The Dream Life and International Misunderstandings
Today the waking stage of consciousness has been identifying with reality through the use of the term “realism.” This in itself is a metaphysical assumption. There is no scientific proof that the waking stage is more real than other phases of consciousness of life. We might just as well say that the solid stage is real and that other stages of materiality are comparatively unreal. Indeed Prof. Ernst Haeckel pointed out that much of our metaphysics tended to either assume or prove it.
Indeed if the waking stage is more real we shall have to abolish all religions and much of religious experience, and if we do not wish to attribute this to the generality, we must to Christ and Buddha and Mohammed. When the late Ramakrishna declared he could see God all the time he was either accepted with loving devotion or else criticized, as he is even now not only by non-believers but by followers of rival Indian schools.
It was not so long ago that the nature of color was not understood. Sir Isaac Newton analyzed White Light and demonstrated his findings. In the early nineteenth century ultra-violet and infrared rays were discovered. Then there were investigations into Fraunhofer’s lines, and still later the X-ray vibrations and the X-ray spectra came to light. As a result today Western physicists have reached a cosmic outlook. Western psychologists, philosophers and metaphysicians are now also beginning to have world-understanding. This is as yet foreign to those involved in diplomacy and international problems.
It required an Einstein to fathom problems of “space” wherein the experimenters had unconsciously regarded themselves inside when they were outside and outside when they were inside. Today contemporary psychologists have gone far ahead from a narrow, European-centered to a world outlook.
When the author, H. Rider Haggard, was living in South Africa he asked the indigences whether they believed in survival and they replied in the affirmation, claiming they could “see” the dead. When he asked about God or the Divine Being, they replied they could not see such a Being.
Indian cosmic psychology has terms for many states of being which have not been assimilated into western culture.
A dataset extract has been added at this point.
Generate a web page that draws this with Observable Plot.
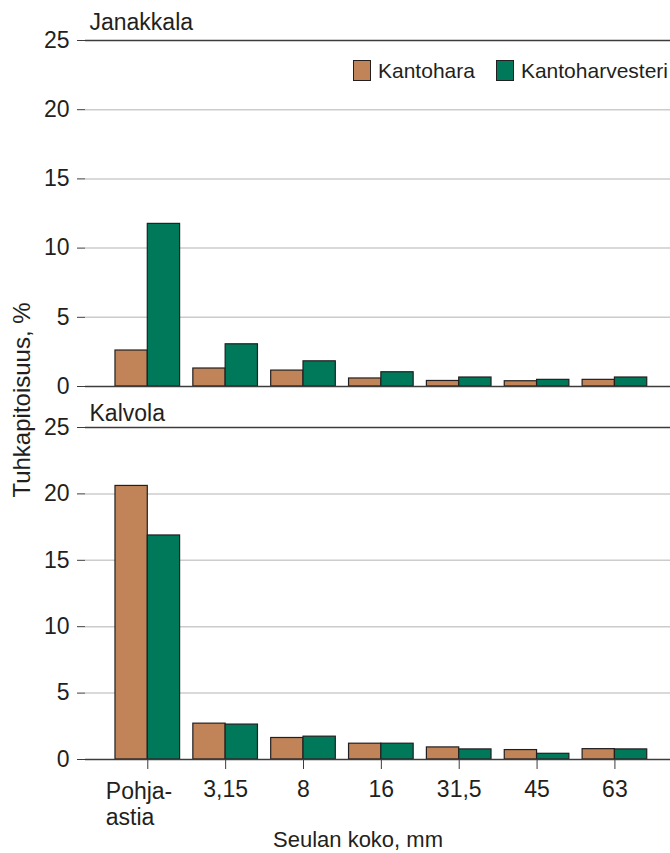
<!DOCTYPE html>
<html>
<head>
<meta charset="utf-8">
<script src="https://cdn.jsdelivr.net/npm/d3@7"></script>
<script src="https://cdn.jsdelivr.net/npm/@observablehq/plot@0.6"></script>
<style>
  html, body { margin: 0; padding: 0; background: #fff; }
  #wrap { position: relative; width: 670px; height: 853px; font-family: "Liberation Sans", Arial, sans-serif; color: #231f20; }
  #wrap svg { display: block; }
  .legend { position: absolute; top: 60px; left: 353px; display: flex; align-items: center; font-size: 21px; line-height: 21px; }
  .legend .sw { width: 18px; height: 21px; border: 1px solid #231f20; box-sizing: border-box; margin-right: 7px; }
  .legend .item { display: flex; align-items: center; margin-right: 21px; }
  .ylabel { position: absolute; left: 22px; top: 400px; transform: translate(-50%, -50%) rotate(-90deg); white-space: nowrap; font-size: 24px; }
</style>
</head>
<body>
<div id="wrap"></div>
<script>
// ---- data ----
const sieves = ["Pohja-astia", "3,15", "8", "16", "31,5", "45", "63"];
const series = ["Kantohara", "Kantoharvesteri"];
const panelTitles = ["Janakkala", "Kalvola"];
const janakkalaKantohara = [2.6, 1.3, 1.15, 0.58, 0.4, 0.38, 0.48];
const janakkalaKantoharvesteri = [11.75, 3.05, 1.82, 1.03, 0.65, 0.48, 0.65];
const kalvolaKantohara = [20.6, 2.7, 1.62, 1.19, 0.91, 0.71, 0.78];
const kalvolaKantoharvesteri = [16.87, 2.63, 1.72, 1.19, 0.76, 0.43, 0.76];
const yTicks = [0, 5, 10, 15, 20, 25];
const gridTicks = [5, 10, 15, 20];
const yLabel = "Tuhkapitoisuus, %";
const xLabel = "Seulan koko, mm";
const colors = ["#c08458", "#00785a"];

const wrap = document.getElementById("wrap");
const W = 670;

function panel({title, a, b, height, marginTop, marginBottom, titleDy, showX}) {
  const rows = sieves.flatMap((s, i) => [
    {sieve: s, series: series[0], value: a[i]},
    {sieve: s, series: series[1], value: b[i]}
  ]);
  const base = {
    width: W, height, marginTop, marginBottom, marginLeft: 85, marginRight: 0,
    style: {fontFamily: "'Liberation Sans', Arial, sans-serif", fontSize: "23px", color: "#231f20", background: "transparent", overflow: "visible"},
    x: {domain: sieves, paddingInner: 0.17, paddingOuter: 0.342, align: 0.563, round: false, axis: null},
    y: {domain: [0, 25], axis: null},
    color: {domain: series, range: colors}
  };
  const probe = Plot.plot({...base, marks: [Plot.barY(rows, {x: "sieve", y: "value"})]});
  const bw = probe.scale("x").bandwidth;
  const marks = [
    Plot.ruleY(gridTicks, {stroke: "#cccccc", strokeWidth: 1.5}),
    Plot.barY(rows.filter(d => d.series === series[0]), {x: "sieve", y: "value", fill: "series", stroke: "#231f20", strokeWidth: 1.2, insetLeft: 0, insetRight: bw / 2}),
    Plot.barY(rows.filter(d => d.series === series[1]), {x: "sieve", y: "value", fill: "series", stroke: "#231f20", strokeWidth: 1.2, insetLeft: bw / 2, insetRight: 0}),
    Plot.ruleY([0, 25], {stroke: "#3c3c3c", strokeWidth: 1.3}),
    Plot.axisY({ticks: yTicks, tickSize: 8, tickPadding: 8, line: true, label: null, stroke: "#3c3c3c", fontSize: 23}),
    Plot.text([title], {frameAnchor: "top-left", lineAnchor: "middle", dx: 4, dy: titleDy, textAnchor: "start", fontSize: 23})
  ];
  if (showX) {
    marks.push(
      Plot.axisX({tickSize: 10, tickPadding: 11, label: null, stroke: "#3c3c3c", fontSize: 23, tickFormat: d => d === sieves[0] ? "" : d}),
      Plot.axisX([sieves[0]], {tickSize: 0, tickPadding: 21, label: null, textAnchor: "start", dx: -42, lineHeight: 1.13, fontSize: 23, tickFormat: () => "Pohja-\nastia"}),
      Plot.text([xLabel], {frameAnchor: "bottom", lineAnchor: "middle", dx: -20, dy: 80, fontSize: 22})
    );
  }
  return Plot.plot({...base, marks});
}

wrap.appendChild(panel({title: panelTitles[0], a: janakkalaKantohara, b: janakkalaKantoharvesteri, height: 400, marginTop: 40, marginBottom: 14, titleDy: -18, showX: false}));
wrap.appendChild(panel({title: panelTitles[1], a: kalvolaKantohara, b: kalvolaKantoharvesteri, height: 453, marginTop: 27, marginBottom: 94, titleDy: -14, showX: true}));

// legend
const leg = document.createElement("div");
leg.className = "legend";
series.forEach((s, i) => {
  const it = document.createElement("div");
  it.className = "item";
  const sw = document.createElement("div");
  sw.className = "sw";
  sw.style.background = colors[i];
  const t = document.createElement("span");
  t.textContent = s;
  it.appendChild(sw); it.appendChild(t);
  leg.appendChild(it);
});
wrap.appendChild(leg);

const yl = document.createElement("div");
yl.className = "ylabel";
yl.textContent = yLabel;
wrap.appendChild(yl);
</script>
</body>
</html>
We have the failing of expecting others to assimilate our terms, but not always being so opened minded toward their culture. The history of the Vedanta Ashram in Hollywood is the history of an institution which does not fit into our past heritages but fits very much into the outlooks of today and tomorrow.
What is called “reality” is often nothing but a consensus of opinion without any scientific evidence behind it. The solid physical state is not necessarily more or less “real” than the gaseous state. Visible Light or the Color Spectrum is not necessarily more or less “real” than ranges of light-vibrations which do not impress the cultured portion of humanity. We have not yet made discrete studies of the light- and sound-sensitivities and sensibilities of cultures which do not depend so much on reading and writing. So when we come to consider groups which emphasize dream-consciousness or what we call “trance” or “ecstasy” we are outside the ranges of semantic exactitude.
In modern times Sri Aurobindo of India has done very much to harmonize ancient and modern culture-ranges. He has not only carefully studied the various psychologies and cultures of India, he has been very careful in the selection of words to delineate, connote and denote aspects of life which may be uncommon as well as common.
“Dream is felt to be unreal, first, because it ceases and has no further validity when we pass from one status of consciousness to another which is our normal status. But this is not by itself a sufficient reason: for it may well be that there are different states of consciousness each with its own realities; if the consciousness of one state of things fades back and its contents are lost or, even when caught in memory, seem to be illusory as soon as we pass into another state, that would be perfectly normal, but it would not prove the reality of the state in which we now are and the unreality of the other which we have left behind us. If earth circumstances begin to seem unreal to a soul passing into a different world or another plane of consciousness; that would not prove their unreality….” (The Life Divine, Sri Aurobindo)
The universal teachings of Sri Aurobindo is but slowly going forward for we still live in an age of analysts. Analysts may quote Sri Aurobindo but only those with the integrative or universal outlooks seem capable of putting the above into practice. In the end we may find that the consciousness of each and every one of us has luminous and opaque areas like the chemical elements have their Fraunhofer lines. In the end we may have to alter our ideas of sanity, insanity and unsanitary.
The whole world of Oceania seems to be peopled by those who have a strong reliance on the dream state. They feel that a veil has been lifted from the “soul,” so to speak in dream or trance or other state of consciousness and consequence the experience is more true. These people interpret “the kingdom of heaven is within you” to mean that when we are less sensitive to the physical world, we are nearer to spiritual realities.
Of course we can brush aside the outlook of these people only to find that much in their psyches and mythologies has parallels in our own earlier history. And the further we look the more uncertain we may become that our every day consciousness is most real—remember, we used to say that our limit of sight was most real. We have proven nothing.